Le rôle des produits phytosanitaires de la famille des néonicotinoïdes dans la disparition des abeilles est majeur, en France comme dans le monde, comme l’a confirmé l’European Academies’ Science Advisory Council (EASAC), constitué des académies des sciences des 28 États membres de l’Union. Son rapport*, publié en avril 2015, conclut aux sévères effets néfastes de ces pesticides sur la faune, l’eau et les sols. D’autres publications montrent en outre une neurotoxicité pour l’homme. Mais si Bruxelles est informée, le moratoire communautaire de 2013 sur les néonicotinoïdes reste timide, partiel, n’interdisant l’usage que de trois substances (chlothianidine, imidaclopride et thiamétoxam) et il arrive à échéance cette année. De plus, l’enrobage des semences des céréales d’hiver (blé, seigle, avoine) demeure autorisé, alors qu’elles sont semées à des périodes sensibles pour les pollinisateurs.

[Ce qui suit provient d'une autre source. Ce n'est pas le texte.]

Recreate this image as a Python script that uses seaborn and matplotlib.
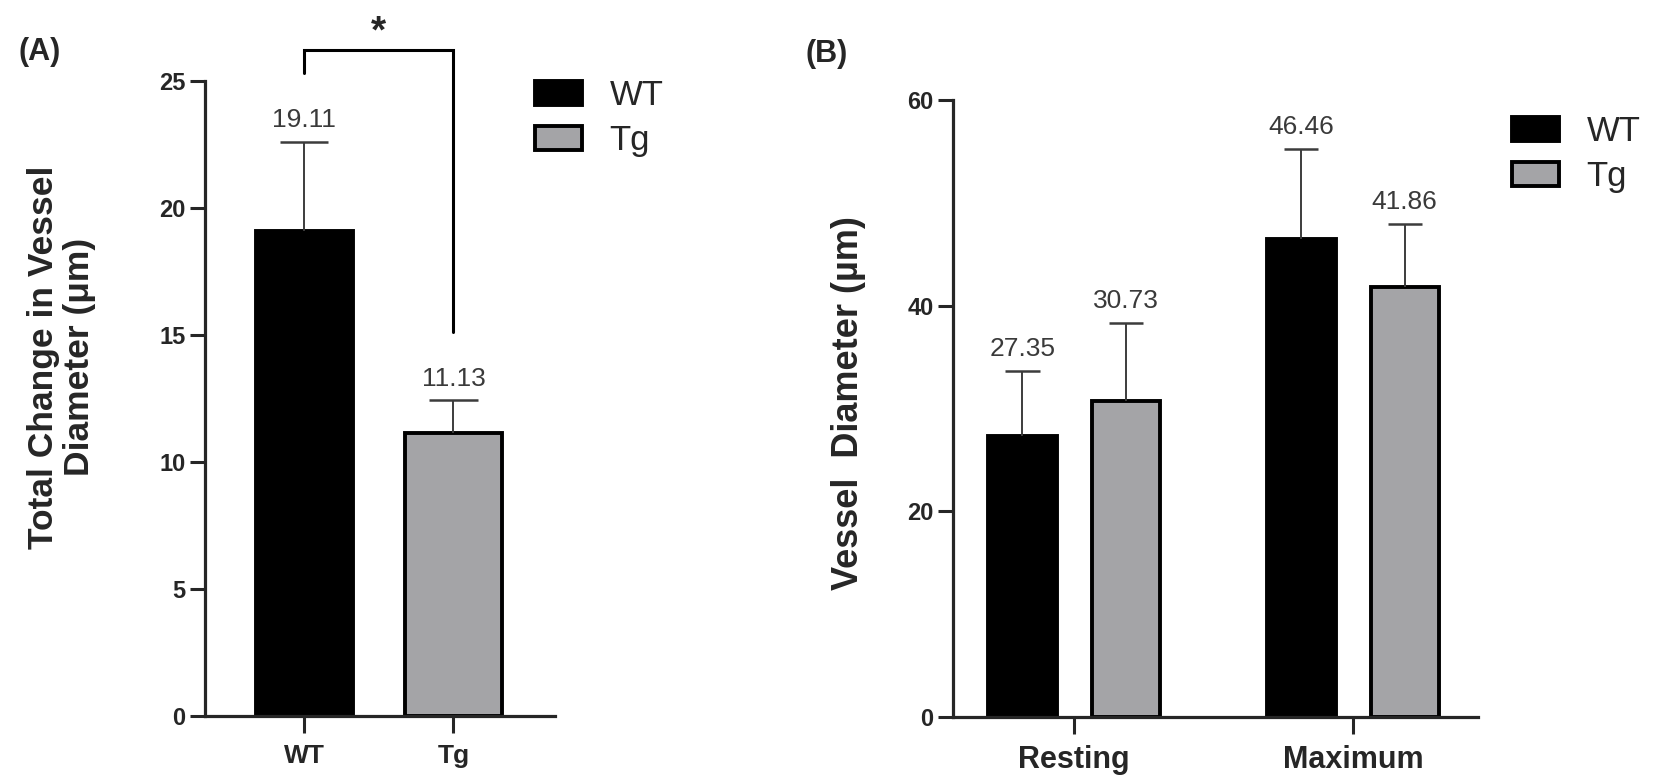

En France, l’Assemblée nationale a adopté, en mars, un amendement au projet de loi sur la biodiversité visant l’interdiction totale des néonicotinoïdes à partir du 1er janvier 2016, contre l’avis du gouvernement. Aujourd’hui, la ministre de l’Écologie semble vouloir suivre les députés sur cette voie. Elle engage la France dans une démarche plus volontariste, demandant à Bruxelles l’extension du moratoire européen à l’ensemble des pesticides néonicotinoïdes. Dans ce cadre, il est notamment prévu de confier à l’Agence nationale de sécurité sanitaire (Anses) la définition des nouvelles interdictions d’usage nécessaires aux réévaluations scientifiques européennes, d’obtenir la confirmation de l’accélération du processus de réévaluation pour l’acétamipride et le thiaclopride, et de valoriser des projets territoriaux visant le développement de solutions alternatives.
En parallèle, le plan national d’actions « France, terre de pollinisateurs » apparaît moins ambitieux. Il vise néanmoins à mettre un terme à la disparition d’espèces chez les abeilles, les bourdons, les syrphes, les papillons, etc., des insectes qui représentent une valeur économique de 1,5 milliard d’euros par an pour l’Hexagone et de 14 milliards pour l’Europe. Mais les bonnes pratiques préconisées dans ce plan ne seront appliquées que sur 20 % du territoire national, via la signature de conventions avec l’Office national des forêts (ONF), l’Institut national de la recherche agronomique (Inra), les parcs naturels, etc. Une sorte d’écologie à deux vitesses…
En complément, l’État appliquera sur les bordures des 12 000 km de routes non concédées le fauchage tardif et les jachères fleuries, avec l’objectif d’augmenter de 30 % la diversité des insectes pollinisateurs d’ici à trois ans. Enfin, 5 000 gîtes à insectes et ruchers municipaux pédagogiques seront installés.
Ce premier plan national d’actions est soumis à la consultation publique** pendant deux mois.
Presque 40 ans après la loi de 1976 sur la protection de la nature, l’Assemblée nationale a adopté en première lecture le projet de loi pour la reconquête de la biodiversité, de la nature et des paysages par 325 voix contre 189. Le texte est désormais dans le camp du Sénat. Mais les sénateurs suivront-ils les députés ? Réponse début juillet.
* http://www.easac.eu/fileadmin/Reports/Easac_15_ES_web_complete_01.pdf
** http://www.consultations-publiques.developpement-durable.gouv.fr/eau-et-biodiversite-r2.html
Le plan d’action américain pour sauver les abeilles
Aux États-Unis, selon l’étude annuelle menée par l’université du Maryland, les 6 128 apiculteurs américains qui ont répondu à l’enquête ont perdu en moyenne 42 % de leurs colonies d’abeilles (de 14 % à plus de 60 % selon les États) entre avril 2014 et avril 2015. Et pour la première fois en cinq ans, les mortalités estivales (27,4 %) ont dépassé les pertes hivernales (23,1 %). Un triste record pour cette année, qui enregistre les secondes pertes annuelles les plus élevées depuis 2006-2007.
Le plan d’action américain prévoit de limiter à 15 % au maximum la mortalité des colonies d’abeilles pendant l’hiver au cours de la prochaine décennie et de restaurer 2,8 millions d’hectares d’habitat d’ici à cinq ans. Il vise également à reconstituer les populations de papillons monarques, qui ont baissé de 90 %, voire davantage, sur les vingt dernières années.
Toutes les ressources sont mobilisées pour faire cesser l’hécatombe, du gouvernement fédéral au simple citoyen en passant par la recherche scientifique.